> _Exercise objective_
Pictures stay out. Extract the lines below from the first one through the line with "from bokeh.resources import INLINE", both included.

[Charts and diagrams as code]
▽

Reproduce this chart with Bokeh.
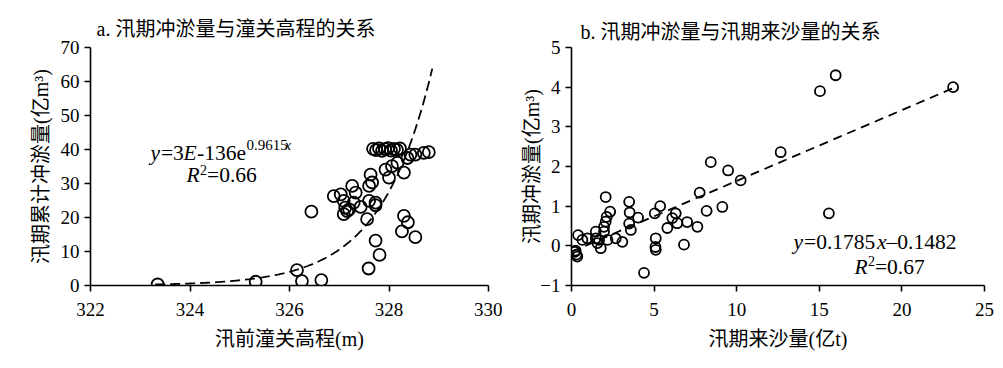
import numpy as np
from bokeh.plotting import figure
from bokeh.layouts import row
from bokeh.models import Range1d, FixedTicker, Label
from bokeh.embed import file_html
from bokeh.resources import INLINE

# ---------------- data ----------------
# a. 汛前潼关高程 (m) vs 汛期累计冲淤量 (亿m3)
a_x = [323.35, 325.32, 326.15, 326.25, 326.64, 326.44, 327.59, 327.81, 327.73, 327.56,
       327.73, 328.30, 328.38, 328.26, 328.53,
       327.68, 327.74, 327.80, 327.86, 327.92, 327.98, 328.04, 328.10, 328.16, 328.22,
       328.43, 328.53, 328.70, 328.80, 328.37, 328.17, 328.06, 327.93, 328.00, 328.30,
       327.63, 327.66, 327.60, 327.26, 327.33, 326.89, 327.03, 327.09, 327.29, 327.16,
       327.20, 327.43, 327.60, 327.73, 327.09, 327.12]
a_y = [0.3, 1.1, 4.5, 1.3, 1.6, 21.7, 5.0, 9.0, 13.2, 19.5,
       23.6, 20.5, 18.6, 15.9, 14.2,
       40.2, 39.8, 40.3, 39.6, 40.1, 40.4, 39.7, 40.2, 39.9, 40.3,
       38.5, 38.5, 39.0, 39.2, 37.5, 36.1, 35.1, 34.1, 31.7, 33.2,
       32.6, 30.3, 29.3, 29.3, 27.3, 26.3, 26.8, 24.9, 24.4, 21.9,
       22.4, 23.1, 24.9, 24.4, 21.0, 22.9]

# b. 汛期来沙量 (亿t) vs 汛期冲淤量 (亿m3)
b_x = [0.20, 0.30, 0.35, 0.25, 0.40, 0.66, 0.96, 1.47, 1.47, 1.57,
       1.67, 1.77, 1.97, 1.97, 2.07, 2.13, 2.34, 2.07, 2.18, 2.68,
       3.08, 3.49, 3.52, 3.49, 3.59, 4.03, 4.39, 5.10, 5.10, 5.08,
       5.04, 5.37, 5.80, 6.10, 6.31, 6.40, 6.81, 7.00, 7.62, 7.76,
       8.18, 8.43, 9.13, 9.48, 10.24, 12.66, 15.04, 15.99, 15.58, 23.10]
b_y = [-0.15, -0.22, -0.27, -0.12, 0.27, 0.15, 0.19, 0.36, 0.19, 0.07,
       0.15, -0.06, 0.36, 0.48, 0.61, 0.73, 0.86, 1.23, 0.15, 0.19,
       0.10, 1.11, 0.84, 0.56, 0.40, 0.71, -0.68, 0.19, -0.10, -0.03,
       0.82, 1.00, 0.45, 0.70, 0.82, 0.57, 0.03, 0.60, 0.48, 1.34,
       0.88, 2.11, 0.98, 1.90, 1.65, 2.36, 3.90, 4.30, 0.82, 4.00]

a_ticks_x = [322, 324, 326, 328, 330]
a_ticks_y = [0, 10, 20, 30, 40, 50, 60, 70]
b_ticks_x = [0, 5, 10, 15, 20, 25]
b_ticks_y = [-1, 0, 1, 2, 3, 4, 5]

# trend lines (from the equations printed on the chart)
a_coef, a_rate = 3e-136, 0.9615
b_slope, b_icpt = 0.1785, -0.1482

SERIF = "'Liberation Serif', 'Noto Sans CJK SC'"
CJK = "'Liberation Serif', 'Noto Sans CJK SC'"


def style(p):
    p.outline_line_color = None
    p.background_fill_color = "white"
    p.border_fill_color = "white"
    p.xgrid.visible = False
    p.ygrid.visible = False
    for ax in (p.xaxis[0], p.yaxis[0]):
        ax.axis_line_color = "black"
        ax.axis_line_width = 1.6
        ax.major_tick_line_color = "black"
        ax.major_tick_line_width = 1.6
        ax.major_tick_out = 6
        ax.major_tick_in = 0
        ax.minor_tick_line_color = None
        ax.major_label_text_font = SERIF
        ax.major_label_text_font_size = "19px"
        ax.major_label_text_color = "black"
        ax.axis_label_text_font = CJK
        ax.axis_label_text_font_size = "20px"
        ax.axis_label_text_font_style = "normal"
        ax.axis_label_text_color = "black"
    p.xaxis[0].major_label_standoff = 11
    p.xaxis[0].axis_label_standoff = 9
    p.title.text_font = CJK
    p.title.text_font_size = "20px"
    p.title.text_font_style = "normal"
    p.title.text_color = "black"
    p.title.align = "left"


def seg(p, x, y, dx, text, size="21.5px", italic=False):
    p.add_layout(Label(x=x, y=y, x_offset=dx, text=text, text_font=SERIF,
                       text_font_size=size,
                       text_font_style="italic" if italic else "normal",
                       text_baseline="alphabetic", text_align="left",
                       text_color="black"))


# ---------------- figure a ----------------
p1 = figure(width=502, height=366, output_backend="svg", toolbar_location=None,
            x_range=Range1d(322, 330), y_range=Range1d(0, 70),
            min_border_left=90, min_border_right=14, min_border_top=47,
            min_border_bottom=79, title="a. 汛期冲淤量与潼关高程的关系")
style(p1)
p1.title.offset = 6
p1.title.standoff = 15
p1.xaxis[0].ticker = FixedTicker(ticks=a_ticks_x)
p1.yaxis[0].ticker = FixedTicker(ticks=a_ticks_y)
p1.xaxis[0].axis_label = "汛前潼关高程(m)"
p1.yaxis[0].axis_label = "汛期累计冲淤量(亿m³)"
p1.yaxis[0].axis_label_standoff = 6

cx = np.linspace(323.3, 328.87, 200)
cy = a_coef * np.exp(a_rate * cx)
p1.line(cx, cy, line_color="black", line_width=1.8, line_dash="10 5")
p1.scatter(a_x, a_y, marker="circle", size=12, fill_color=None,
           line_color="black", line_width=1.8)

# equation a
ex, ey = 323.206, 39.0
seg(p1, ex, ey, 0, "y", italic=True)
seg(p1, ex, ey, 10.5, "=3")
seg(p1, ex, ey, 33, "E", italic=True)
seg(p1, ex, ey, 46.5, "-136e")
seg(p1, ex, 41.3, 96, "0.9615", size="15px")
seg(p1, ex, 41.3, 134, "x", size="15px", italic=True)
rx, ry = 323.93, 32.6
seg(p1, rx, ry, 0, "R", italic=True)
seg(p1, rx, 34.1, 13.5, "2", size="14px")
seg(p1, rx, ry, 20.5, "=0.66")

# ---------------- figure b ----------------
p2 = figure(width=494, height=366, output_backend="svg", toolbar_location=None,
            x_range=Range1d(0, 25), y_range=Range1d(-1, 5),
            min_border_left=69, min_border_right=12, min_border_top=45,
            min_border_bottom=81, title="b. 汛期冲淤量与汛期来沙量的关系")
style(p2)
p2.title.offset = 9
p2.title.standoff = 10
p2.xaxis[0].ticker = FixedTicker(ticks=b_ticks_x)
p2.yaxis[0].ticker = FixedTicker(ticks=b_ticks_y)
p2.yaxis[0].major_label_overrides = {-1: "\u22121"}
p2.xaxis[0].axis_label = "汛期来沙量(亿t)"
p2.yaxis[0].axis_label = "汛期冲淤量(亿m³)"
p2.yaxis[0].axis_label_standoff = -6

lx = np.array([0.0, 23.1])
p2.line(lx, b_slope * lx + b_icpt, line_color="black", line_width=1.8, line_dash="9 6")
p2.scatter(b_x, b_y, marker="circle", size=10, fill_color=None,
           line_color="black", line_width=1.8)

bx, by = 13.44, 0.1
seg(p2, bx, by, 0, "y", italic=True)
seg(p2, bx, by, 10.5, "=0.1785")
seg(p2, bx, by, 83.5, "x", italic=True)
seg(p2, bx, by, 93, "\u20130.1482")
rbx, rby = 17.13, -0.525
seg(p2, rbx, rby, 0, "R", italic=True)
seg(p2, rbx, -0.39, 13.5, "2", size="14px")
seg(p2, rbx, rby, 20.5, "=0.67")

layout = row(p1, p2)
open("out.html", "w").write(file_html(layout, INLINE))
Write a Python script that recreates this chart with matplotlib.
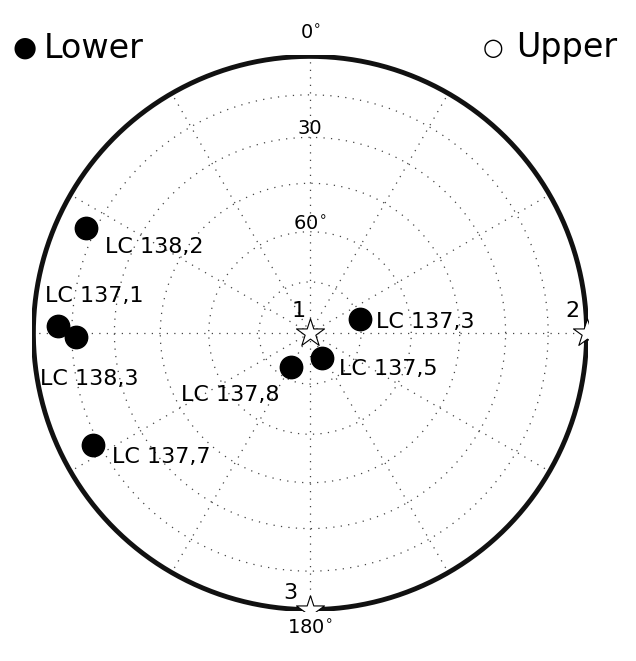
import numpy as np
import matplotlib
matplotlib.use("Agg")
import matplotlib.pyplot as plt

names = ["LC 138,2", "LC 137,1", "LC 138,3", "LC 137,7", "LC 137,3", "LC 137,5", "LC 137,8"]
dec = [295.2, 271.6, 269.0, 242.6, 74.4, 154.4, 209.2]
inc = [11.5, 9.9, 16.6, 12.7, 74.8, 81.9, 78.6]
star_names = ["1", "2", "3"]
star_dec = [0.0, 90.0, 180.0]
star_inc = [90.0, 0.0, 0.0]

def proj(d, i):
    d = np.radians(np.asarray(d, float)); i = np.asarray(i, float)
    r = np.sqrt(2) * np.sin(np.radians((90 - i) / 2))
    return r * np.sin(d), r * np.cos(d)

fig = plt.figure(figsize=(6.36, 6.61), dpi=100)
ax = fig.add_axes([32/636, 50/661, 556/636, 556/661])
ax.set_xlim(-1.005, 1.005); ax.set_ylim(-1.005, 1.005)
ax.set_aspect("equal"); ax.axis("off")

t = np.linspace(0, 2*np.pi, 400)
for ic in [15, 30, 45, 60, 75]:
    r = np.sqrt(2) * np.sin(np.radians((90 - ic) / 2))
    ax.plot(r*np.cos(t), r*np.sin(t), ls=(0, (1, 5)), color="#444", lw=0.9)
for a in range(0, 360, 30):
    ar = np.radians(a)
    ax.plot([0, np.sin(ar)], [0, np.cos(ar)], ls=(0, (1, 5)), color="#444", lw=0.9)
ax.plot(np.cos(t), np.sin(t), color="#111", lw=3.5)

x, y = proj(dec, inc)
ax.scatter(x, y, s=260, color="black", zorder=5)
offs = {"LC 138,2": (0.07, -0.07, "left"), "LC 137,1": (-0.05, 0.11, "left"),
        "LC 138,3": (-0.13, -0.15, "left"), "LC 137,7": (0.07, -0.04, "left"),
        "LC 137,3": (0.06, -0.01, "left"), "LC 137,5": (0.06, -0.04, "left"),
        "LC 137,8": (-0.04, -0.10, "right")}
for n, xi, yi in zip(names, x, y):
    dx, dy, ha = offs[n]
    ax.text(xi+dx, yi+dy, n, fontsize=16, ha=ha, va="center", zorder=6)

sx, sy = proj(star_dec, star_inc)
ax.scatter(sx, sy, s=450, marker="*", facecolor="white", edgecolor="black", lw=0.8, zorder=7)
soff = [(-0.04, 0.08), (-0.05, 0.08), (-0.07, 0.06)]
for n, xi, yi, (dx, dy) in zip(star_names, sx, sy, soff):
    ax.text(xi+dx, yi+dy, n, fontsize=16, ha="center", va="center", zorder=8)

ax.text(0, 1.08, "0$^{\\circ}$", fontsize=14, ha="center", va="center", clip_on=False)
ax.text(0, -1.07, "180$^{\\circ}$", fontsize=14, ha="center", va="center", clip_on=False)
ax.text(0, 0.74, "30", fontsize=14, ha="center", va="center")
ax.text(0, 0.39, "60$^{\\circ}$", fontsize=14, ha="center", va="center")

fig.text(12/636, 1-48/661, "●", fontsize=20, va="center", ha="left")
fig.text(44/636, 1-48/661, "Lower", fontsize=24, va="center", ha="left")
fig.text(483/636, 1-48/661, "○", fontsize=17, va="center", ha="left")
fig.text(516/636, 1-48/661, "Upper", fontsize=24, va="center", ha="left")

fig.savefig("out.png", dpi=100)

△

> _Answer to the task_
Reproduce this chart with Bokeh.
import numpy as np
from bokeh.plotting import figure
from bokeh.layouts import row
from bokeh.models import Range1d, FixedTicker, Label
from bokeh.embed import file_html
from bokeh.resources import INLINE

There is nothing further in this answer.